» Direction
Write the lines out exactly as they stand, from the one containing "Emit a web page" through the one containing "const yGrid = [100, 200, 300, 400, 500];", and only those. Omit pictures.

» Data for processing

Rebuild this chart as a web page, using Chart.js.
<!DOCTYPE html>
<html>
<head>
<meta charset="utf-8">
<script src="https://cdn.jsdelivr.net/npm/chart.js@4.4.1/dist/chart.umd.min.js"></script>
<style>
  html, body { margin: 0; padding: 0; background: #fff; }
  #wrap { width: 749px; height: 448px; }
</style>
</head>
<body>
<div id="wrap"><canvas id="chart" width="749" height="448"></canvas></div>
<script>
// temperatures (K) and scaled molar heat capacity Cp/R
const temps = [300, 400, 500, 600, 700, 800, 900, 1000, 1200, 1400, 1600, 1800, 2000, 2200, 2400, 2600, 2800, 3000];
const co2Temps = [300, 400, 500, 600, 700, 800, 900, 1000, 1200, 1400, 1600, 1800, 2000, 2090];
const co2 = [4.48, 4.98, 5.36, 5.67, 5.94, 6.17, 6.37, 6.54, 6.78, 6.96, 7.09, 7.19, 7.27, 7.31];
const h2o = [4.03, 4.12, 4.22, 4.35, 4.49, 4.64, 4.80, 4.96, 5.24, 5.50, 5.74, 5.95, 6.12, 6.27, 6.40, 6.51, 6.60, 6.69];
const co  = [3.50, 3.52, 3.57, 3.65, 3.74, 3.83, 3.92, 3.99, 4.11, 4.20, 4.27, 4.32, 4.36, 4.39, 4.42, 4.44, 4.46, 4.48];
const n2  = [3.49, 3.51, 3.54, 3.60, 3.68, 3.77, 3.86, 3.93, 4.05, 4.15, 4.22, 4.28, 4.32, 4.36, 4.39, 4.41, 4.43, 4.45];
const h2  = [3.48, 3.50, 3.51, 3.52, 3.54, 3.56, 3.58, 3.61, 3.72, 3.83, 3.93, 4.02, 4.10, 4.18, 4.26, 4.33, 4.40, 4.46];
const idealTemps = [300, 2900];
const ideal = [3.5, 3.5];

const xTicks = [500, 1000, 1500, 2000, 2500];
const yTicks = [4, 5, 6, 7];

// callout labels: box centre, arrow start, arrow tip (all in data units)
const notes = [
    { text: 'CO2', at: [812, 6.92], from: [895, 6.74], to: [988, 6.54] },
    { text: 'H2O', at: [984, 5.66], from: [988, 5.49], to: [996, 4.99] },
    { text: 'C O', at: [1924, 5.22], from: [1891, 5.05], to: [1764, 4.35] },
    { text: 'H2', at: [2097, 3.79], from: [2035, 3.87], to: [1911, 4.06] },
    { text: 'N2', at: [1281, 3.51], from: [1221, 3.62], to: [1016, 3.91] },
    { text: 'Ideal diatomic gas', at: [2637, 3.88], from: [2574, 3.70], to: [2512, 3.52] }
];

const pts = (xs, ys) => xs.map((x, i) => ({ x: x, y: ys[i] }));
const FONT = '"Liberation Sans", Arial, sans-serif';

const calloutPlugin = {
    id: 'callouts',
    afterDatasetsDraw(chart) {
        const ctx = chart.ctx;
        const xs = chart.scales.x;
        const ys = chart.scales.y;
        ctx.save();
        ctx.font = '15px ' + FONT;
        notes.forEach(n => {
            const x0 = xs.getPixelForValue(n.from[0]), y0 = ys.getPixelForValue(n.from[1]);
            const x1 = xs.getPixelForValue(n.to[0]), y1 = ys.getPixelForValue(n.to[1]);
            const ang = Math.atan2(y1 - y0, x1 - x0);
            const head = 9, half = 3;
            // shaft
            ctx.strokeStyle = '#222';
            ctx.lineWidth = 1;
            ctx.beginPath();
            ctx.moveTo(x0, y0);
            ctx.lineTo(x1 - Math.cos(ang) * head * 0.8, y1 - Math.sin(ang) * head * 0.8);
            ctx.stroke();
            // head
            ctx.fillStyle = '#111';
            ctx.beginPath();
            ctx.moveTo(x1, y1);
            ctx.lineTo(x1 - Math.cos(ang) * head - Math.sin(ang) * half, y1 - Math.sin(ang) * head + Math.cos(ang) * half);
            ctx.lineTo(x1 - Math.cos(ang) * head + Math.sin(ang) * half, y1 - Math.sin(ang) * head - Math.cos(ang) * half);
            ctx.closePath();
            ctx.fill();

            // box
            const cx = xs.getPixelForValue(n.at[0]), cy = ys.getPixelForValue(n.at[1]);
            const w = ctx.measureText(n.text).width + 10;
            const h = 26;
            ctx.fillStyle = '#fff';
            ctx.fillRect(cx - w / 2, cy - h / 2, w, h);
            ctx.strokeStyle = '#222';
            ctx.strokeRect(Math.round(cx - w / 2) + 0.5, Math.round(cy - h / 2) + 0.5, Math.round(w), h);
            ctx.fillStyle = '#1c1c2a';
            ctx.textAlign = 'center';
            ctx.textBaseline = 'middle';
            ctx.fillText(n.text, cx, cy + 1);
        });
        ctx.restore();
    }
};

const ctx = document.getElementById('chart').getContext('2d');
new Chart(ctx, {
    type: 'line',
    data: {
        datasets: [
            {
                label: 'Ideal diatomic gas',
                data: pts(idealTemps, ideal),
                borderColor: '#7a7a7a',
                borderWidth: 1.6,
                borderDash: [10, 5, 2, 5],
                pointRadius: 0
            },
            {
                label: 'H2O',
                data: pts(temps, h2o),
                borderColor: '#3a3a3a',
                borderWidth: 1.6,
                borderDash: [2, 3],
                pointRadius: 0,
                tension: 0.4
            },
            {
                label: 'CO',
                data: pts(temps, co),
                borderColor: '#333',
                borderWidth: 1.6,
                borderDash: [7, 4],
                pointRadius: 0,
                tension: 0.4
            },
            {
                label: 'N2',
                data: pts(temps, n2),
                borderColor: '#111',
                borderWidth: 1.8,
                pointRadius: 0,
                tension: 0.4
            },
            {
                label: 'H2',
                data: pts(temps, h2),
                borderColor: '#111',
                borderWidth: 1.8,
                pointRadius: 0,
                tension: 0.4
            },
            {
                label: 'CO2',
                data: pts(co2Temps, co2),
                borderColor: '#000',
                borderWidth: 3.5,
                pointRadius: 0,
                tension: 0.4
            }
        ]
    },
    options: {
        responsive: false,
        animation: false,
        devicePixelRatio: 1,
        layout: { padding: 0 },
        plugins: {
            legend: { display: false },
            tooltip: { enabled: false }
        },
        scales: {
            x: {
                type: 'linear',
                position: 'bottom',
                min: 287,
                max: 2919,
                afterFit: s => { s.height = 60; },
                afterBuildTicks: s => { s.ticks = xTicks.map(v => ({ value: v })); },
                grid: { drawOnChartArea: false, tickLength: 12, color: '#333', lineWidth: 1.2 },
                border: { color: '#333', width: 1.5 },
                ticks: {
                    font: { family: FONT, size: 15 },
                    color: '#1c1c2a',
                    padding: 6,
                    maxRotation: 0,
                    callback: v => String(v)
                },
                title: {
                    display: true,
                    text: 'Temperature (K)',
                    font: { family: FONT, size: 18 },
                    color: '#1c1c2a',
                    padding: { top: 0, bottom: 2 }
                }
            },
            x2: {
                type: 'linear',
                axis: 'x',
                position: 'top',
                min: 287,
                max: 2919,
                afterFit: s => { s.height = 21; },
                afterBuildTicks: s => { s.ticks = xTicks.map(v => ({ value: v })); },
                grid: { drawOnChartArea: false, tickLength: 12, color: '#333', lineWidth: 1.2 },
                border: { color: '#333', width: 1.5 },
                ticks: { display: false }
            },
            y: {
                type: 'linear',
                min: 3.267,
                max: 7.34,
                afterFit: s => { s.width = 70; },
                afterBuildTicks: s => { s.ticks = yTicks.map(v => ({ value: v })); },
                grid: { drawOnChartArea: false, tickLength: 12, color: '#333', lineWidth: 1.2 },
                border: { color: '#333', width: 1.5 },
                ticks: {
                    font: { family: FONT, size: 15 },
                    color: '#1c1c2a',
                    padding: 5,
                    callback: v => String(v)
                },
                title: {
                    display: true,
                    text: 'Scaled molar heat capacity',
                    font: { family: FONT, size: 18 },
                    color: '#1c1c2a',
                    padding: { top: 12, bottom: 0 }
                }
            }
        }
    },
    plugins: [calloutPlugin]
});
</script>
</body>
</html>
---
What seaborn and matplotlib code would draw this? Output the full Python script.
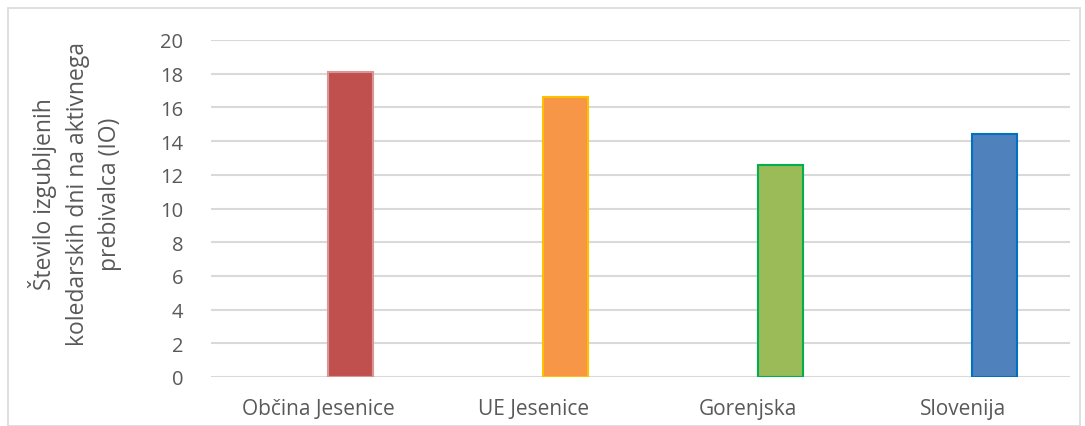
...
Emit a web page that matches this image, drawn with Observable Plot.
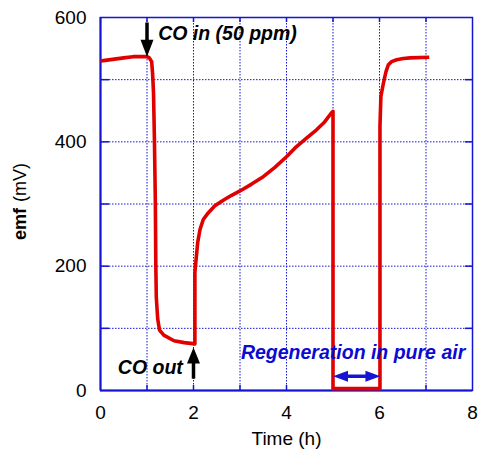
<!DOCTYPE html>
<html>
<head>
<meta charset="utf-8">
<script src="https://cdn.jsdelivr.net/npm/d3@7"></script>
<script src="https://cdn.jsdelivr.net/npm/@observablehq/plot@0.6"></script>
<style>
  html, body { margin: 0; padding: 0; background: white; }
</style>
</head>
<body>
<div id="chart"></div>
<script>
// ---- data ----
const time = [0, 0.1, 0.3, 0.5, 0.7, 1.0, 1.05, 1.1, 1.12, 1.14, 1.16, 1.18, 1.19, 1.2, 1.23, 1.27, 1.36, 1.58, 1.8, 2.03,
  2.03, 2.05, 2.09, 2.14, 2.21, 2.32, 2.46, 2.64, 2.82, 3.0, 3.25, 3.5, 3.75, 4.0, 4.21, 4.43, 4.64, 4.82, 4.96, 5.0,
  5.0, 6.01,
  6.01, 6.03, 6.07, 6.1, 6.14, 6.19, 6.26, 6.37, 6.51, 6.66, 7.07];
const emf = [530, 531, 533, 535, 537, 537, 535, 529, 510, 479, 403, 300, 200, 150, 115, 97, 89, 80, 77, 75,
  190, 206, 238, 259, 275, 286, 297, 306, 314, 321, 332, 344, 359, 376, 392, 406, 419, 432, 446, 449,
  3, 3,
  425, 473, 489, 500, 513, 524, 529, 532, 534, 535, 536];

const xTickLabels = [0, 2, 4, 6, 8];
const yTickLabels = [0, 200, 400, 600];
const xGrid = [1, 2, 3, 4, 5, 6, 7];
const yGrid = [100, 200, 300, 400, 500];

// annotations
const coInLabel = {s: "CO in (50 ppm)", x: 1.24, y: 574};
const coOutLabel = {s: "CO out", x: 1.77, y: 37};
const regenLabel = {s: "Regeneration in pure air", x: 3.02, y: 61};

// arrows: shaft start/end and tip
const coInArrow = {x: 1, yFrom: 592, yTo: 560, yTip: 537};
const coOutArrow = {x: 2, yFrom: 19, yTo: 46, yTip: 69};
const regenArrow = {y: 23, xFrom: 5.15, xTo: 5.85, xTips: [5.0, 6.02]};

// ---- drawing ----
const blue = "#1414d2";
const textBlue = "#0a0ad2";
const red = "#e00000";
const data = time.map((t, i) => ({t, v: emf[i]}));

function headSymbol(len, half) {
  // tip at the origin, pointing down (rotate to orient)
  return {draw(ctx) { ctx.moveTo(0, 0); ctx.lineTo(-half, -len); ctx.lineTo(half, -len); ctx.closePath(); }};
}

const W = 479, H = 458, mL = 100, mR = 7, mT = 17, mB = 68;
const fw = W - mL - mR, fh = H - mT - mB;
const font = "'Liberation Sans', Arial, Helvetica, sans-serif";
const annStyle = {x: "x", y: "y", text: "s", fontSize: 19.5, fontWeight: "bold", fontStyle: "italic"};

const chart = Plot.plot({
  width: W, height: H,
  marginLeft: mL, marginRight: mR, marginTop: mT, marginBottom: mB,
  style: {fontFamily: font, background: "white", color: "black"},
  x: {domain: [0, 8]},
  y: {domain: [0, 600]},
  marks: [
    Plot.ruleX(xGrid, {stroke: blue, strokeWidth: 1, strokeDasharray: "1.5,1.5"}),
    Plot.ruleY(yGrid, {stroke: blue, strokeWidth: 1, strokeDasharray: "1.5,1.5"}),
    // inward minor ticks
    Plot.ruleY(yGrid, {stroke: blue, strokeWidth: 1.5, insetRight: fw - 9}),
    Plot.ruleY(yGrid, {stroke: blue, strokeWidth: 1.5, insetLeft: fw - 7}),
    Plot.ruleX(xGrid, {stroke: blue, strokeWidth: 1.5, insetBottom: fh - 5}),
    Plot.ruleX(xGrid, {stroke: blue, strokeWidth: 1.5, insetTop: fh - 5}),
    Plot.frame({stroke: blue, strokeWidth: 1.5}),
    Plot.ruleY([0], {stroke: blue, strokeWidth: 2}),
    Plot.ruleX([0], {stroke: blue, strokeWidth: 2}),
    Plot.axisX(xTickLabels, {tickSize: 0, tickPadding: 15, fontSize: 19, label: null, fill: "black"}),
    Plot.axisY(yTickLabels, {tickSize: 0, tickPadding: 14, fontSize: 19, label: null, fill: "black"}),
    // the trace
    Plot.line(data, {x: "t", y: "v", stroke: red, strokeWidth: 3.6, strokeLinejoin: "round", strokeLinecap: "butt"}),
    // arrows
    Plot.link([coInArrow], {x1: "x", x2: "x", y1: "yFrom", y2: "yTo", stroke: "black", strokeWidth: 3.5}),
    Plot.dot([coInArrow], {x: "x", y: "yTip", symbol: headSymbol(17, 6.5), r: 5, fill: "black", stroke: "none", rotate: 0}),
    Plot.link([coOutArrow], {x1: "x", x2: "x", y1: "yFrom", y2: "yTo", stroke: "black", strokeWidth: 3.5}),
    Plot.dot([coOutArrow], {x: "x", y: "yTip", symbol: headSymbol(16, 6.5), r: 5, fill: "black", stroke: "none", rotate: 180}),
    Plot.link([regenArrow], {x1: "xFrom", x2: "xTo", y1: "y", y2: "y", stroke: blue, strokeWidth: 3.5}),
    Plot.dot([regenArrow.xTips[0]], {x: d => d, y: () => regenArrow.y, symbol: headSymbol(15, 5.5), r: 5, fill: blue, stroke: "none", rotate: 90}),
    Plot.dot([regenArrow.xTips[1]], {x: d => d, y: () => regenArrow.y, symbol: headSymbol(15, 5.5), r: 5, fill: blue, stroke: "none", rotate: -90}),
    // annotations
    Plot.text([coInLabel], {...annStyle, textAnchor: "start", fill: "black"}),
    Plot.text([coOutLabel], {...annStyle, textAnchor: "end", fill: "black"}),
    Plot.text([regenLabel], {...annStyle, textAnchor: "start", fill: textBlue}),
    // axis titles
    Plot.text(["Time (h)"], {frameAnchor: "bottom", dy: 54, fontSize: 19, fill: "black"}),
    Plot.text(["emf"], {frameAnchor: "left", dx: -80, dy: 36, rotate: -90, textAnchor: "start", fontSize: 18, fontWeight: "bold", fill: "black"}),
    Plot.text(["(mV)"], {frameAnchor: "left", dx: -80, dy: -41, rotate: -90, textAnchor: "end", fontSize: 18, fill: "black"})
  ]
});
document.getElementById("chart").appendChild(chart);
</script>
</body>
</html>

» The response
Emit a web page that matches this image, drawn with Observable Plot.
<!DOCTYPE html>
<html>
<head>
<meta charset="utf-8">
<script src="https://cdn.jsdelivr.net/npm/d3@7"></script>
<script src="https://cdn.jsdelivr.net/npm/@observablehq/plot@0.6"></script>
<style>
  html, body { margin: 0; padding: 0; background: white; }
</style>
</head>
<body>
<div id="chart"></div>
<script>
// ---- data ----
const time = [0, 0.1, 0.3, 0.5, 0.7, 1.0, 1.05, 1.1, 1.12, 1.14, 1.16, 1.18, 1.19, 1.2, 1.23, 1.27, 1.36, 1.58, 1.8, 2.03,
  2.03, 2.05, 2.09, 2.14, 2.21, 2.32, 2.46, 2.64, 2.82, 3.0, 3.25, 3.5, 3.75, 4.0, 4.21, 4.43, 4.64, 4.82, 4.96, 5.0,
  5.0, 6.01,
  6.01, 6.03, 6.07, 6.1, 6.14, 6.19, 6.26, 6.37, 6.51, 6.66, 7.07];
const emf = [530, 531, 533, 535, 537, 537, 535, 529, 510, 479, 403, 300, 200, 150, 115, 97, 89, 80, 77, 75,
  190, 206, 238, 259, 275, 286, 297, 306, 314, 321, 332, 344, 359, 376, 392, 406, 419, 432, 446, 449,
  3, 3,
  425, 473, 489, 500, 513, 524, 529, 532, 534, 535, 536];

const xTickLabels = [0, 2, 4, 6, 8];
const yTickLabels = [0, 200, 400, 600];
const xGrid = [1, 2, 3, 4, 5, 6, 7];
const yGrid = [100, 200, 300, 400, 500];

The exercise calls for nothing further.